Oito integrantes da banda de rock cristão Oficina G3 e o rapper DJ Alpiste viajaram de São Paulo para a capital federal às custas dos contribuintes, para participar, em agosto de 2007, do "Desperta Brasília", show evangélico apoiado pela igreja de Rodovalho. A organização do espetáculo cobrou R$ 10,00 ou um quilo de alimento pelo ingresso individual. O dinheiro e os produtos arrecadados, segundo informou um integrante da Sara Nossa Terra, seriam distribuídos para famílias carentes.

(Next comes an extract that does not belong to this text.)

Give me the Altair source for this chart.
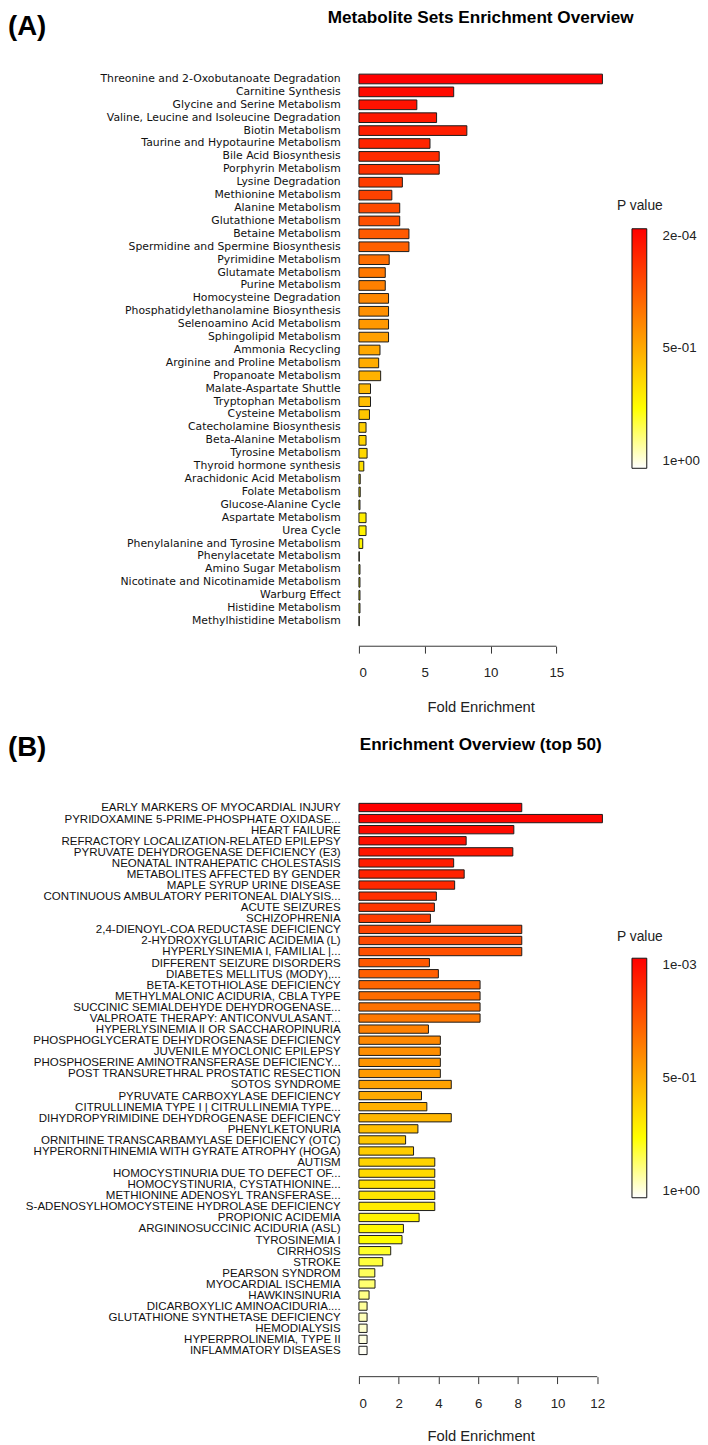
import altair as alt
import pandas as pd

# ---------------- Panel A data ----------------
a_names = [
    "Threonine and 2-Oxobutanoate Degradation", "Carnitine Synthesis",
    "Glycine and Serine Metabolism", "Valine, Leucine and Isoleucine Degradation",
    "Biotin Metabolism", "Taurine and Hypotaurine Metabolism", "Bile Acid Biosynthesis",
    "Porphyrin Metabolism", "Lysine Degradation", "Methionine Metabolism",
    "Alanine Metabolism", "Glutathione Metabolism", "Betaine Metabolism",
    "Spermidine and Spermine Biosynthesis", "Pyrimidine Metabolism",
    "Glutamate Metabolism", "Purine Metabolism", "Homocysteine Degradation",
    "Phosphatidylethanolamine Biosynthesis", "Selenoamino Acid Metabolism",
    "Sphingolipid Metabolism", "Ammonia Recycling", "Arginine and Proline Metabolism",
    "Propanoate Metabolism", "Malate-Aspartate Shuttle", "Tryptophan Metabolism",
    "Cysteine Metabolism", "Catecholamine Biosynthesis", "Beta-Alanine Metabolism",
    "Tyrosine Metabolism", "Thyroid hormone synthesis", "Arachidonic Acid Metabolism",
    "Folate Metabolism", "Glucose-Alanine Cycle", "Aspartate Metabolism", "Urea Cycle",
    "Phenylalanine and Tyrosine Metabolism", "Phenylacetate Metabolism",
    "Amino Sugar Metabolism", "Nicotinate and Nicotinamide Metabolism",
    "Warburg Effect", "Histidine Metabolism", "Methylhistidine Metabolism",
]
a_fold = [
    18.5, 7.2, 4.4, 5.9, 8.2, 5.4, 6.1, 6.1, 3.3, 2.5, 3.1, 3.1, 3.8, 3.8,
    2.3, 2.0, 2.0, 2.25, 2.25, 2.25, 2.25, 1.6, 1.5, 1.65, 0.88, 0.88, 0.8,
    0.54, 0.54, 0.62, 0.37, 0.1, 0.1, 0.08, 0.54, 0.54, 0.29, 0.03, 0.08,
    0.08, 0.08, 0.08, 0.03,
]
a_p = [
    0.0002, 0.029, 0.053, 0.071, 0.088, 0.106, 0.129, 0.147, 0.176, 0.194,
    0.218, 0.235, 0.265, 0.282, 0.324, 0.353, 0.376, 0.40, 0.424, 0.447,
    0.471, 0.494, 0.506, 0.524, 0.541, 0.559, 0.582, 0.606, 0.624, 0.635,
    0.653, 0.665, 0.676, 0.688, 0.70, 0.712, 0.724, 0.729, 0.735, 0.741,
    0.747, 0.76, 0.77,
]
a_ticks = [0, 5, 10, 15]
a_legend = [0.0002, 0.5, 1.0]

# ---------------- Panel B data ----------------
b_names = [
    "EARLY MARKERS OF MYOCARDIAL INJURY", "PYRIDOXAMINE 5-PRIME-PHOSPHATE OXIDASE...",
    "HEART FAILURE", "REFRACTORY LOCALIZATION-RELATED EPILEPSY",
    "PYRUVATE DEHYDROGENASE DEFICIENCY (E3)", "NEONATAL INTRAHEPATIC CHOLESTASIS",
    "METABOLITES AFFECTED BY GENDER", "MAPLE SYRUP URINE DISEASE",
    "CONTINUOUS AMBULATORY PERITONEAL DIALYSIS...", "ACUTE SEIZURES", "SCHIZOPHRENIA",
    "2,4-DIENOYL-COA REDUCTASE DEFICIENCY", "2-HYDROXYGLUTARIC ACIDEMIA (L)",
    "HYPERLYSINEMIA I, FAMILIAL |...", "DIFFERENT SEIZURE DISORDERS",
    "DIABETES MELLITUS (MODY),...", "BETA-KETOTHIOLASE DEFICIENCY",
    "METHYLMALONIC ACIDURIA, CBLA TYPE", "SUCCINIC SEMIALDEHYDE DEHYDROGENASE...",
    "VALPROATE THERAPY: ANTICONVULASANT...", "HYPERLYSINEMIA II OR SACCHAROPINURIA",
    "PHOSPHOGLYCERATE DEHYDROGENASE DEFICIENCY", "JUVENILE MYOCLONIC EPILEPSY",
    "PHOSPHOSERINE AMINOTRANSFERASE DEFICIENCY...", "POST TRANSURETHRAL PROSTATIC RESECTION",
    "SOTOS SYNDROME", "PYRUVATE CARBOXYLASE DEFICIENCY",
    "CITRULLINEMIA TYPE I | CITRULLINEMIA TYPE...", "DIHYDROPYRIMIDINE DEHYDROGENASE DEFICIENCY",
    "PHENYLKETONURIA", "ORNITHINE TRANSCARBAMYLASE DEFICIENCY (OTC)",
    "HYPERORNITHINEMIA WITH GYRATE ATROPHY (HOGA)", "AUTISM",
    "HOMOCYSTINURIA DUE TO DEFECT OF...", "HOMOCYSTINURIA, CYSTATHIONINE...",
    "METHIONINE ADENOSYL TRANSFERASE...", "S-ADENOSYLHOMOCYSTEINE HYDROLASE DEFICIENCY",
    "PROPIONIC ACIDEMIA", "ARGININOSUCCINIC ACIDURIA (ASL)", "TYROSINEMIA I",
    "CIRRHOSIS", "STROKE", "PEARSON SYNDROM", "MYOCARDIAL ISCHEMIA", "HAWKINSINURIA",
    "DICARBOXYLIC AMINOACIDURIA....", "GLUTATHIONE SYNTHETASE DEFICIENCY",
    "HEMODIALYSIS", "HYPERPROLINEMIA, TYPE II", "INFLAMMATORY DISEASES",
]
b_fold = [
    8.2, 12.26, 7.8, 5.4, 7.75, 4.77, 5.3, 4.82, 3.9, 3.8, 3.6, 8.2, 8.2, 8.2,
    3.55, 4.0, 6.1, 6.1, 6.1, 6.1, 3.5, 4.1, 4.1, 4.1, 4.1, 4.65, 3.15, 3.42,
    4.65, 2.97, 2.35, 2.75, 3.82, 3.82, 3.82, 3.82, 3.82, 3.03, 2.24, 2.17,
    1.6, 1.2, 0.8, 0.81, 0.51, 0.41, 0.41, 0.41, 0.41, 0.41,
]
b_p = [
    0.001, 0.015, 0.03, 0.047, 0.065, 0.082, 0.10, 0.118, 0.14, 0.16, 0.176,
    0.20, 0.218, 0.235, 0.26, 0.276, 0.30, 0.318, 0.335, 0.353, 0.376, 0.40,
    0.418, 0.435, 0.453, 0.476, 0.50, 0.518, 0.535, 0.559, 0.582, 0.60, 0.624,
    0.641, 0.659, 0.676, 0.694, 0.712, 0.729, 0.747, 0.79, 0.81, 0.84, 0.86,
    0.88, 0.90, 0.93, 0.95, 0.97, 0.99,
]
b_ticks = [0, 2, 4, 6, 8, 10, 12]
b_legend = [0.001, 0.5, 1.0]

FONT = "Liberation Sans, Arial, Helvetica, sans-serif"
# heat palette stops (white -> yellow -> orange -> red), running on -p
HEAT_STOPS = [-1.0, -0.75, -0.5, -0.25]
HEAT_COLORS = ["#ffffff", "#ffff00", "#ffaa00", "#ff5500", "#ff0000"]
LABEL_EXPR = ("replace(replace(format(-datum.value, '.0e'), 'e-', 'e-0'), "
              "'e+', 'e+0')")


def panel(names, fold, pvals, ticks, legend_vals, title, tag, step,
          label_font, label_size, title_y, tag_y, pv_y, axis_offset,
          axis_title_pad):
    n = len(names)
    height = round(n * step)
    width = 247
    df = pd.DataFrame({"name": names, "fold": fold, "p": pvals})

    bars = alt.Chart(df).transform_calculate(
        negp="-datum.p"
    ).mark_bar(stroke="#1a1a1a", strokeWidth=1).encode(
        x=alt.X(
            "fold:Q",
            scale=alt.Scale(domain=[0, max(fold)], nice=False),
            axis=alt.Axis(
                values=ticks, domain=False, grid=False, tickSize=7,
                tickColor="#333", tickWidth=1, offset=axis_offset,
                labelPadding=13, labelFont=FONT, labelFontSize=13.5,
                labelColor="#222", title="Fold Enrichment", titleFont=FONT,
                titleFontSize=15, titleFontWeight="normal", titleColor="#222",
                titlePadding=axis_title_pad,
            ),
        ),
        y=alt.Y(
            "name:N", sort=None,
            scale=alt.Scale(paddingInner=0.25, paddingOuter=0.125),
            axis=alt.Axis(
                title=None, ticks=False, domain=False, labelPadding=19,
                labelFont=label_font, labelFontSize=label_size,
                labelColor="#111", labelLimit=337,
            ),
        ),
        color=alt.Color(
            "negp:Q",
            scale=alt.Scale(
                type="linear", domain=HEAT_STOPS + [-pvals[0]],
                range=HEAT_COLORS, interpolate="rgb", zero=False, nice=False,
            ),
            legend=alt.Legend(
                orient="none", legendX=277, legendY=158.5, title=None,
                direction="vertical", gradientLength=243, gradientThickness=15,
                gradientStrokeColor="#111", gradientStrokeWidth=1,
                values=[-v for v in legend_vals], labelExpr=LABEL_EXPR,
                labelFont=FONT, labelFontSize=13.5, labelColor="#222",
                labelOffset=16, labelBaseline="middle",
            ),
        ),
    )

    axis_line = alt.Chart(pd.DataFrame({"k": [0]})).mark_rule(
        color="#333", strokeWidth=1
    ).encode(
        x=alt.datum(ticks[0]), x2=alt.datum(ticks[-1]),
        y=alt.value(height + axis_offset),
    )

    pv = alt.Chart(pd.DataFrame({"t": ["P value"]})).mark_text(
        font=FONT, fontSize=14, color="#222", align="center", baseline="middle"
    ).encode(text="t:N", x=alt.value(285), y=alt.value(pv_y))

    ttl = alt.Chart(pd.DataFrame({"t": [title]})).mark_text(
        font=FONT, fontSize=17.4, fontWeight="bold", color="#000",
        align="center", baseline="middle"
    ).encode(text="t:N", x=alt.value(width / 2), y=alt.value(title_y))

    tg = alt.Chart(pd.DataFrame({"t": [tag]})).mark_text(
        font=FONT, fontSize=28, fontWeight="bold", color="#000",
        align="left", baseline="middle"
    ).encode(text="t:N", x=alt.value(-356), y=alt.value(tag_y))

    return alt.layer(bars, axis_line, pv, ttl, tg).properties(
        width=width, height=height,
    )


pa = panel(a_names, a_fold, a_p, a_ticks, a_legend,
           "Metabolite Sets Enrichment Overview", "(A)", 13.1,
           "DejaVu Sans", 11.0, -55.5, -46, 135, 19, 21)
pb = panel(b_names, b_fold, b_p, b_ticks, b_legend,
           "Enrichment Overview (top 50)", "(B)", 11.25,
           FONT, 11.7, -57.5, -55, 137, 21, 19)

chart = alt.vconcat(pa, pb, spacing=19).resolve_scale(
    color="independent", x="independent", y="independent"
).properties(
    padding={"top": -10, "left": 0, "right": 0, "bottom": 0}
).configure_view(stroke=None)

chart.save("out.html", embed_options={"renderer": "svg", "actions": False})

Pastora, cantora e compositora evangélica, Alda Célia Cavagnaro voou do Rio de Janeiro para Brasília em julho de 2007, também financiada pela cota da Câmara. O voo JJ 3822 da TAM partiu às 10h22 de 17 de julho de 2007. Nome conhecido da música cristã, a artista ganhou disco de ouro por vender em 2002 mais de 100 mil cópias do álbum Voar como a águia.

Um culto dirigido pelo próprio bispo Rodovalho em setembro de 2007, em Brasília, contou com a participação da cantora Heloísa Rosa. A convidada viajou acompanhada do marido, Marcus Grubert, de São Paulo para a capital da República.

Os repórteres identificaram outras três cantoras e cinco pessoas ligadas à igreja. Os que foram localizados informaram desconhecer o fato de que as viagens tivessem sido pagas pela Câmara. (fim do capítulo 29).